The futuristic John Ross started as one of the most promising projects during Portland’s condo craze. In 2005 when sales opened, 229 potential buyers put down deposits.

But five years, one recession and dozens of failed sales later, the building had only 224 closed sales before the auction.

The auction will provide another benchmark for how far the downtown high-rise condo market has tumbled.

In the fall, the more upscale Atwater Place, across the street from the John Ross, sold condos for about $300 a square foot, on average. The John Ross units sold Sunday for about $230 a square foot.

More than 750 people turned out for the auction, filling a basement conference room and then some at the downtown Hilton. The crowd was diverse in age and ethnicity. There were flashy real estate brokers, hipsters with bike helmets and retired couples searching for a second home.

Men in suits, part of the auction crew, hustled through the aisles and cajoled bidders. They waved their arms, whooping to note a fresh bidder for the auctioneer.

The auctioneers bellowed out the deals, discounts and drama. They sold the buyers on Mount Hood views, quartz countertops and white oak floors stained in butterscotch.

“Now is the time to stop and think what you’re paying here,” the auctioneer hollered. “This is a great buy.”

On one 27th-floor unit, bidding stalled out in the $640,000 range.

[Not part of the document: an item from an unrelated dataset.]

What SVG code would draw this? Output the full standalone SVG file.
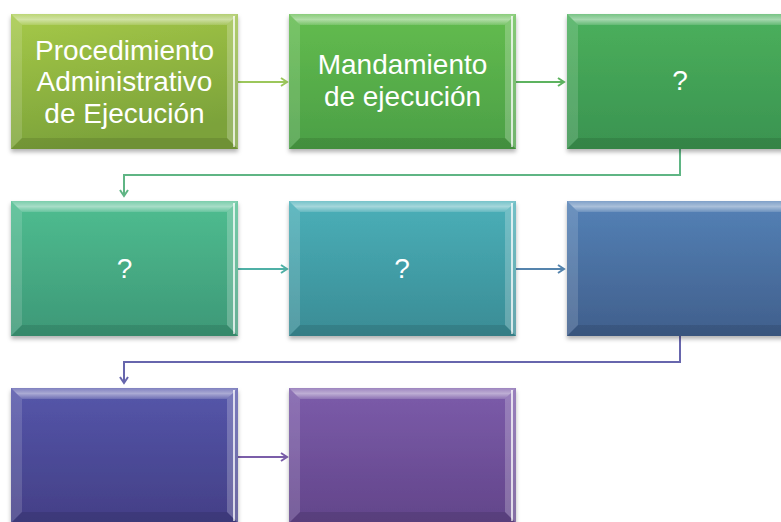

“She’s saying no, but I’m asking you,” the auctioneer said, pointing to one corner of the room. “I’m not going to pay attention to her, but I’ll pay attention to you.”

He slowed the bidding to $1,000 raises.

By the time the auctioneer finished, the condo sold for nearly $670,000.

The minimum bids started as low as $110,000.

The lowest winning bid was $161,000, for a 637-square-foot studio on the 19th floor.

The highest winning bid was about $850,000, for a 3,400-square-foot penthouse.

That 30th-floor unit had been priced as high as $2.5 million, making it the biggest discount of the day, at 66 percent off.